Итальянское происхождение Моди и страстное стремление к красоте – в его портретах и живописных полотнах, в скульптурах и горящих темных глазах. Шаткое его здоровье – в легендах и жестоком реализме Монпарнаса, в живописном беспутстве тогдашней богемы.
Молодые таланты курили гашиш, крепко пили, любовниц меняли с той же скоростью и в тех же количествах, с какими современный кинематограф разбрасывает трупы в блокбастерах. Работали же они с еще большей страстью, чем курили гашиш, и страсть эта не была и не могла быть чем-то заранее заданным и плоским, как холст, натянутый на подрамник и загрунтованный ради нового и выдающегося живописного полотна.
Как истинный представитель богемы, Моди всегда жил в бедных, небольших комнатках и там же работал. Беатрис Гастингс, эксцентричная английская журналистка, ставшая его любовницей, позировала ему. Позировали ему и его друзья: врачи, поэты, художники.
Русская поэтесса Анна Ахматова была его другом и женщиной, с которой связывали его чувства, значительно более поэтические, интимные и драматические, чем просто дружба.

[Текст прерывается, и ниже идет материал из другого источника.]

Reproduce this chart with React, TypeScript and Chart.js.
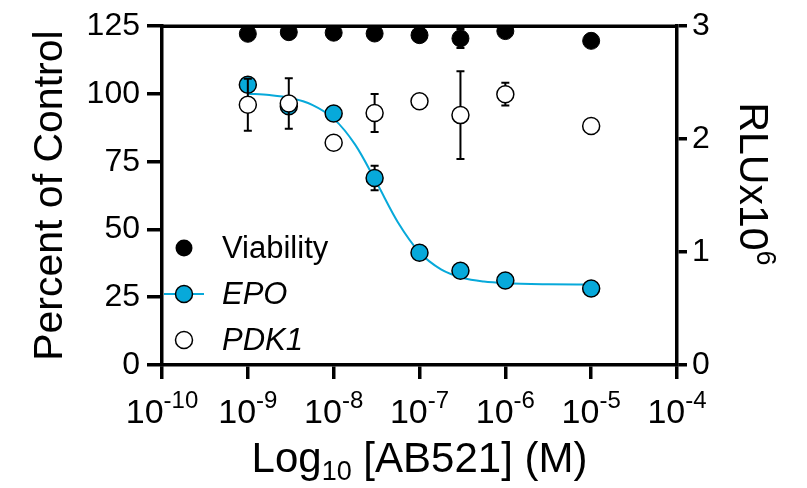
import React, { useEffect, useRef } from 'react';
import { Chart, registerables } from 'chart.js';

Chart.register(...registerables);

// ---- data ----
const concentrations = [1e-9, 3e-9, 1e-8, 3e-8, 1e-7, 3e-7, 1e-6, 1e-5];
const viability = [122.2, 122.8, 122.6, 122.3, 121.7, 120.5, 123.2, 119.6];
const viabilityErr = [0, 0, 0, 0, 0, 3.5, 0, 0];
const epo = [103.4, 95.5, 92.8, 69.0, 41.4, 34.8, 31.2, 28.2];
const epoErr = [0, 0, 0, 4.5, 0, 0, 0, 0];
const pdk1 = [96.0, 96.5, 82.0, 93.0, 97.3, 92.2, 99.9, 88.2];
const pdk1Err = [9.6, 9.3, 0, 7.0, 0, 16.2, 4.2, 0];

// fitted EPO curve
const epoFitX = [1e-9, 1.78e-9, 3.16e-9, 5.62e-9, 1e-8, 1.78e-8, 3.16e-8, 5.62e-8, 1e-7, 1.78e-7, 3.16e-7, 5.62e-7, 1e-6, 3.16e-6, 1e-5];
const epoFitY = [100.1, 99.6, 98.5, 96.0, 90.9, 81.3, 67.3, 52.6, 41.6, 35.3, 32.2, 30.8, 30.2, 29.8, 29.7];

const xTickExponents = ['-10', '-9', '-8', '-7', '-6', '-5', '-4'];
const xTickValues = [1e-10, 1e-9, 1e-8, 1e-7, 1e-6, 1e-5, 1e-4];
const leftTicks = [0, 25, 50, 75, 100, 125];
const rightTicks = [0, 1, 2, 3];

const legendLabels = ['Viability', 'EPO', 'PDK1'];

const CYAN = '#07A9DA';
const FONT = '"Liberation Sans", Arial, sans-serif';
const TICK_SIZE = 32;
const LEGEND_SIZE = 31;
const TITLE_SIZE = 41;

const errorBarPlugin = {
  id: 'errorBars',
  beforeDatasetDraw(chart: any, args: any) {
    const ds = chart.data.datasets[args.index];
    const errs: number[] | undefined = ds.errors;
    if (!errs) return;
    const xs = chart.scales.x;
    const ys = chart.scales.y;
    const ctx = chart.ctx;
    ctx.save();
    ctx.strokeStyle = '#000';
    ctx.lineWidth = 2;
    ds.data.forEach((p: any, i: number) => {
      const e = errs[i];
      if (!e) return;
      const px = xs.getPixelForValue(p.x);
      const yTop = ys.getPixelForValue(p.y + e);
      const yBot = ys.getPixelForValue(p.y - e);
      ctx.beginPath();
      ctx.moveTo(px, yTop);
      ctx.lineTo(px, yBot);
      ctx.moveTo(px - 4, yTop);
      ctx.lineTo(px + 4, yTop);
      ctx.moveTo(px - 4, yBot);
      ctx.lineTo(px + 4, yBot);
      ctx.stroke();
    });
    ctx.restore();
  },
};

function drawSuperText(ctx: CanvasRenderingContext2D, parts: { t: string; s: number; dy: number; italic?: boolean }[], x: number, y: number, align: 'center' | 'left') {
  const widths = parts.map((p) => {
    ctx.font = `${p.italic ? 'italic ' : ''}${p.s}px ${FONT}`;
    return ctx.measureText(p.t).width;
  });
  const total = widths.reduce((a, b) => a + b, 0);
  let cx = align === 'center' ? x - total / 2 : x;
  parts.forEach((p, i) => {
    ctx.font = `${p.italic ? 'italic ' : ''}${p.s}px ${FONT}`;
    ctx.fillText(p.t, cx, y + p.dy);
    cx += widths[i];
  });
}

const textPlugin = {
  id: 'customText',
  afterDraw(chart: any) {
    const ctx: CanvasRenderingContext2D = chart.ctx;
    const { chartArea } = chart;
    const xs = chart.scales.x;
    ctx.save();
    ctx.fillStyle = '#000';
    ctx.textBaseline = 'alphabetic';
    ctx.textAlign = 'left';

    // top frame line
    ctx.strokeStyle = '#000';
    ctx.lineWidth = 3.5;
    ctx.beginPath();
    ctx.moveTo(chartArea.left, chartArea.top);
    ctx.lineTo(chartArea.right, chartArea.top);
    ctx.stroke();

    // x tick labels with superscripts
    xTickValues.forEach((v, i) => {
      const px = xs.getPixelForValue(v);
      drawSuperText(ctx, [
        { t: '10', s: 34, dy: 0 },
        { t: xTickExponents[i], s: 24, dy: -15 },
      ], px, chartArea.bottom + 58, 'center');
    });

    // x title
    drawSuperText(ctx, [
      { t: 'Log', s: 42, dy: 0 },
      { t: '10', s: 27, dy: 8 },
      { t: ' [AB521] (M)', s: 42, dy: 0 },
    ], (chartArea.left + chartArea.right) / 2, 472, 'center');

    // left title
    ctx.save();
    ctx.translate(62, (chartArea.top + chartArea.bottom) / 2);
    ctx.rotate(-Math.PI / 2);
    drawSuperText(ctx, [{ t: 'Percent of Control', s: TITLE_SIZE, dy: 0 }], 0, 0, 'center');
    ctx.restore();

    // right title
    ctx.save();
    ctx.translate(740, 184);
    ctx.rotate(Math.PI / 2);
    drawSuperText(ctx, [
      { t: 'RLUx10', s: TITLE_SIZE, dy: 0 },
      { t: '6', s: 27, dy: -17 },
    ], 0, 0, 'center');
    ctx.restore();

    // legend
    const lx = 184;
    const ly = [248, 294, 340];
    const tx = 222;
    ctx.beginPath();
    ctx.fillStyle = '#000';
    ctx.arc(lx, ly[0], 8.5, 0, Math.PI * 2);
    ctx.fill();
    ctx.strokeStyle = CYAN;
    ctx.lineWidth = 2;
    ctx.beginPath();
    ctx.moveTo(lx - 20, ly[1]);
    ctx.lineTo(lx + 20, ly[1]);
    ctx.stroke();
    ctx.beginPath();
    ctx.fillStyle = CYAN;
    ctx.arc(lx, ly[1], 8.5, 0, Math.PI * 2);
    ctx.fill();
    ctx.strokeStyle = '#000';
    ctx.lineWidth = 1.5;
    ctx.stroke();
    ctx.beginPath();
    ctx.fillStyle = '#fff';
    ctx.arc(lx, ly[2], 8.5, 0, Math.PI * 2);
    ctx.fill();
    ctx.stroke();

    ctx.fillStyle = '#000';
    ctx.textBaseline = 'middle';
    drawSuperText(ctx, [{ t: legendLabels[0], s: LEGEND_SIZE, dy: 1 }], tx, ly[0], 'left');
    drawSuperText(ctx, [{ t: legendLabels[1], s: LEGEND_SIZE, dy: 1, italic: true }], tx, ly[1], 'left');
    drawSuperText(ctx, [{ t: legendLabels[2], s: LEGEND_SIZE, dy: 1, italic: true }], tx, ly[2], 'left');
    ctx.restore();
  },
};

export default function App() {
  const ref = useRef<HTMLCanvasElement | null>(null);

  useEffect(() => {
    document.body.style.margin = '0';
    document.body.style.overflow = 'hidden';
    if (!ref.current) return;
    const toXY = (ys: number[]) => concentrations.map((c, i) => ({ x: c, y: ys[i] }));
    const axisGrid = {
      drawOnChartArea: false,
      drawTicks: true,
      color: '#000',
      lineWidth: 3.5,
    };
    const chart = new Chart(ref.current, {
      type: 'scatter',
      data: {
        datasets: [
          {
            label: 'PDK1',
            data: toXY(pdk1),
            errors: pdk1Err,
            backgroundColor: '#fff',
            borderColor: '#000',
            borderWidth: 1.5,
            pointRadius: 8.5,
            order: 1,
          } as any,
          {
            label: 'EPO',
            data: toXY(epo),
            errors: epoErr,
            backgroundColor: CYAN,
            borderColor: '#000',
            borderWidth: 1.5,
            pointRadius: 8.5,
            order: 2,
          } as any,
          {
            label: 'EPO fit',
            data: epoFitX.map((x, i) => ({ x, y: epoFitY[i] })),
            showLine: true,
            borderColor: CYAN,
            borderWidth: 2,
            pointRadius: 0,
            cubicInterpolationMode: 'monotone',
            order: 3,
          } as any,
          {
            label: 'Viability',
            data: toXY(viability),
            errors: viabilityErr,
            backgroundColor: '#000',
            borderColor: '#000',
            borderWidth: 1,
            pointRadius: 8.5,
            order: 4,
          } as any,
        ],
      },
      options: {
        animation: false,
        responsive: true,
        maintainAspectRatio: false,
        layout: { padding: { top: 21, left: 0, right: 0, bottom: 0 } },
        plugins: { legend: { display: false }, tooltip: { enabled: false } },
        scales: {
          x: {
            type: 'logarithmic',
            min: 1e-10,
            max: 1e-4,
            grid: { ...axisGrid, tickLength: 14 },
            border: { display: true, color: '#000', width: 3.5 },
            ticks: { display: false },
            afterBuildTicks: (s: any) => {
              s.ticks = xTickValues.map((v) => ({ value: v }));
            },
            afterFit: (s: any) => {
              s.height = 123;
            },
          },
          y: {
            type: 'linear',
            position: 'left',
            min: 0,
            max: 125,
            grid: { ...axisGrid, tickLength: 15 },
            border: { display: true, color: '#000', width: 3.5 },
            afterBuildTicks: (s: any) => {
              s.ticks = leftTicks.map((v) => ({ value: v }));
            },
            ticks: {
              color: '#000',
              padding: 7,
              font: { family: FONT, size: TICK_SIZE },
            },
            afterFit: (s: any) => {
              s.width = 162;
            },
          },
          y1: {
            type: 'linear',
            position: 'right',
            min: 0,
            max: 3,
            grid: { ...axisGrid, tickLength: 10 },
            border: { display: true, color: '#000', width: 3.5 },
            afterBuildTicks: (s: any) => {
              s.ticks = rightTicks.map((v) => ({ value: v }));
            },
            ticks: {
              color: '#000',
              padding: 5,
              font: { family: FONT, size: TICK_SIZE },
            },
            afterFit: (s: any) => {
              s.width = 130;
            },
          },
        },
      } as any,
      plugins: [errorBarPlugin, textPlugin],
    });
    return () => chart.destroy();
  }, []);

  return (
    <div style={{ width: '807px', height: '488px', position: 'relative' }}>
      <canvas ref={ref} />
    </div>
  );
}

Через пятьдесят лет после их последней встречи Ахматова написала:
«Вероятно, мы оба не понимали одну существенную вещь: все, что происходило, было для нас обоих предысторией нашей жизни: его – очень короткой, моей – очень длинной. Дыхание искусства еще не обуглило, не преобразило эти два существования, это должен был быть светлый легкий предрассветный час. Но будущее, которое, как известно, бросает свою тень задолго перед тем, как войти, стучало в окно, пряталось за фонарями, пересекало сны и пугало страшным бодлеровским Парижем, который притаился где-то рядом. И все божественное в Модильяни только искрилось сквозь какой-то мрак. Он был совсем не похож ни на кого на свете. Голос его как-то навсегда остался в памяти. Я знала его нищим, и было непонятно, чем он живет. Как художник он не имел и тени признания… Беден был так, что в Люксембургском саду мы сидели всегда на скамейке, а не на платных стульях, как было принято. Он вообще не жаловался ни на совершенно явную нужду, ни на столь же явное непризнание. Только один раз в 1911 году он сказал, что прошлой зимой ему было так плохо, что он даже не мог думать о самом ему дорогом».
Когда на Европу обрушилась Первая мировая война, Амедео находился в расцвете своего таланта. Писал много – в том числе и под немецкими бомбами, падавшими на Париж. В начале декабря 1917 года друзья помогли ему организовать тот самый «скандальный» вернисаж в галерее Берты Вейль. Закрыли выставку ворвавшиеся с улицы полицейские через полчаса после открытия: настолько сильно шокировали публику «обнаженные», созданные Моди. Каноны и академизм не были направлениями его творчества. Он преодолел их. И их же этим возвысил.